To apply this concept, let’s look at functions.
Functions
In any reasonable programming language there are function types. For this article, function types are generic types of the form Fn<InputType, OutputType>
.
Functions are covariant over the codomain (output type) and contravariant over the domain (input type).
Here is the proof:
$\text{Let } f \in B^A \text{, } C \text{ a set, } B \subseteq C \text{.}$
$\Rightarrow \exists id \in C^B, b \mapsto b$
$\Rightarrow id \circ f \in C^A$
$\Rightarrow id \circ f = (id \circ f)(a) = (id(f(a)))(a) = (f(a))(a) = f$
$\Rightarrow f \in C^A$
$\Rightarrow f \text{ is covariant over the codomain.}$
$\text{Let } f \in C^B \text{, } A \text{ a set, } A \subseteq B \text{.}$
$\Rightarrow \exists id \in B^A, a \mapsto a$
$\Rightarrow f \circ id \in C^A$
$\Rightarrow f \circ id = (f \circ id)(a) = (f(id(a)))(a) = (f(a))(a) = f$
$\Rightarrow f \in C^A$
$\Rightarrow f \text{ is contravariant over the domain.}$
But variance does not only apply to functions but to any generic type. Because interacting with an instance of a generic type requires calling some sort of method on the object, the concept of variance is derivable from functions.
Declaration-Site Variance
Declaration-Site Covariance
This is best explained with an example in TypeScript:
// covariance annotation at
// type declaration (optional)
// \/
interface Into<out T> {
into(): T;
}
const a: Into<string> = {
into() {
return "Hello, World";
}
};
const b: Into<number | string> = a;
The interface Into
is always covariant over T
because all methods you can call on instances are covariant.
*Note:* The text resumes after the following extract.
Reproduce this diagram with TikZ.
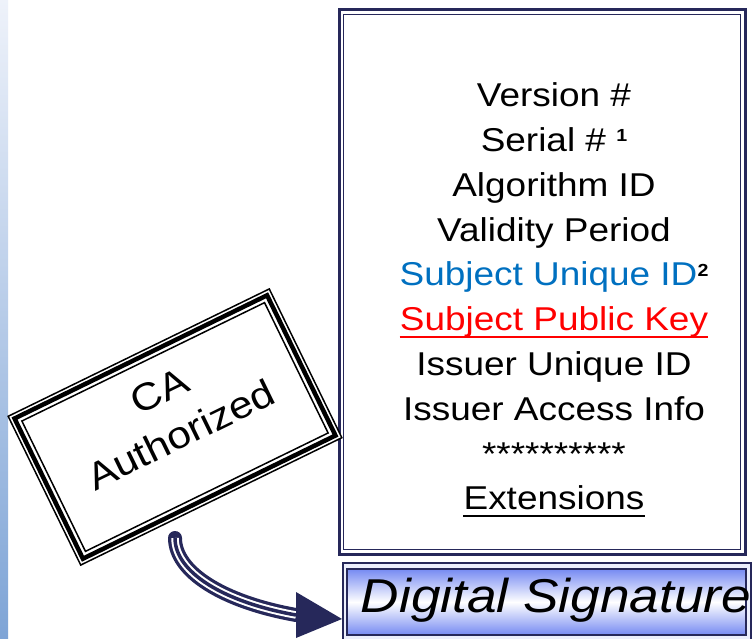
\documentclass[tikz,border=0pt]{standalone}
\usepackage{fontspec}
\setmainfont{Liberation Sans}[FakeStretch=1.12]
\usetikzlibrary{calc}
\definecolor{navy}{RGB}{38,40,90}
\definecolor{subjblue}{RGB}{0,112,192}
\definecolor{dsblue}{RGB}{118,138,242}
\definecolor{dsgap}{RGB}{236,239,252}
\definecolor{striptop}{RGB}{238,242,250}
\definecolor{stripbot}{RGB}{126,164,214}
\newcommand\supnum[2]{\raisebox{#1}{\fontsize{17.5}{17.5}\selectfont\bfseries #2}}
\begin{document}
\begin{tikzpicture}[x=1pt,y=-1pt,
  certline/.style={anchor=base, inner sep=0pt, font=\fontsize{33}{40}\selectfont},
  frame/.style={draw=navy, inner sep=0pt, outer sep=0pt},
  stampline/.style={draw=black, inner sep=0pt, outer sep=0pt, rotate=26},
  shaft/.style={line width=#1, navy}]
\useasboundingbox (0,0) rectangle (753,639);
\fill[white] (0,0) rectangle (753,639);
\shade[top color=striptop, bottom color=stripbot] (0,0) rectangle (8,639);

% certificate box
\node[frame, line width=3pt, fill=white, minimum width=406pt, minimum height=544pt] (cert) at (542,282) {};
\node[frame, line width=1.5pt, minimum width=397pt, minimum height=535pt] (certin) at (cert.center) {};

\node[certline] (l1) at (554,106.7) {Version \#};
\node[certline] (l2) at (554,151.5) {Serial \# \supnum{10pt}{1}};
\node[certline] (l3) at (554,196.3) {Algorithm ID};
\node[certline] (l4) at (554,241.1) {Validity Period};
\node[certline] (l5) at (554,285.9) {\textcolor{subjblue}{Subject Unique ID}\supnum{9pt}{2}};
\node[certline, text=red] (l6) at (554,330.7) {Subject Public Key};
\node[certline] (l7) at (554,375.5) {Issuer Unique ID};
\node[certline] (l8) at (554,420.3) {Issuer Access Info};
\node[certline] (l9) at (554,465.1) {**********};
\node[certline] (l10) at (554,509.9) {Extensions};
\draw[red, line width=2pt] ([yshift=-6.5pt]l6.base west) -- ([yshift=-6.5pt]l6.base east);
\draw[black, line width=2pt] ([yshift=-6.5pt]l10.base west) -- ([yshift=-6.5pt]l10.base east);

% digital signature box
\node[frame, line width=1.5pt, fill=dsgap, minimum width=408pt, minimum height=78pt] (dsout) at (547,602) {};
\node[frame, line width=2.5pt, top color=dsblue, bottom color=dsblue, middle color=white, minimum width=399pt, minimum height=66pt] (ds) at (546.5,602) {};
\node[anchor=base, inner sep=0pt, font=\fontsize{47.5}{48}\selectfont\itshape] (dstext) at (556,612) {Digital Signature};

% CA stamp
\node[stampline, line width=1.5pt, fill=white, minimum width=290.5pt, minimum height=165.5pt] (ca) at (175,427) {};
\node[stampline, line width=4.5pt, minimum width=281pt, minimum height=156pt] (camid) at (ca.center) {};
\node[stampline, line width=1.5pt, minimum width=270pt, minimum height=145pt] (cain) at (ca.center) {};
\node[rotate=26, align=center, inner sep=0pt, font=\fontsize{38}{49}\selectfont] (catext) at (170,413) {CA\\Authorized};

% arrow from stamp to signature
\coordinate (astart) at (175,538);
\coordinate (tip) at ([xshift=-1pt, yshift=-17pt]dsout.west);
\coordinate (hb) at ([xshift=-46pt, yshift=4pt]tip);
\draw[shaft=14pt, line cap=round] (astart) .. controls +(0,34) and +(-73,-13) .. (hb);
\draw[shaft=7.5pt, white] (astart) .. controls +(0,34) and +(-73,-13) .. (hb);
\draw[shaft=3.5pt] (astart) .. controls +(0,34) and +(-73,-13) .. (hb);
\fill[navy] (tip) -- ([yshift=23pt]hb) -- ([yshift=-23pt]hb) -- cycle;
\end{tikzpicture}
\end{document}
In this example an instance of Into<string>
is validly cast to Into<number | string>
because Into
is covariant and string
is a subtype of number | string
.
This works because you are implicitly casting a function of type () -> number
to () -> number | string
and this works because functions are covariant on their codomains.
Declaration-Site Contravariance
This is best explained with another TypeScript example:
// contravariance annotation at
// type declaration (optional)
// \/
interface From<in T> {
from(value: T): string;
}
const a: From<number | string> = {
from(value: number | string) {
return `value: ${value}`;
}
};
const b: From<number> = a;
The interface From
is always contravariant over T
because all methods you can call on instances are contravariant. In this example an instance of From<string | number>
is validly cast to From<number>
because From
is contravariant and number
is a subtype of number | string
.
This works because you are implicitly casting a function of type (number | string) -> void
to (number) -> void
and this works because functions are contravariant on their codomains.
Declaration-Site Bivariance
A type is bivariant iff it is contravariant and covariant. But this can only happen if the parameter is never used in a method.
If it were to be used in a return-type of a method, for example, then this method would not be contravariant, rendering the type as non-contravariant.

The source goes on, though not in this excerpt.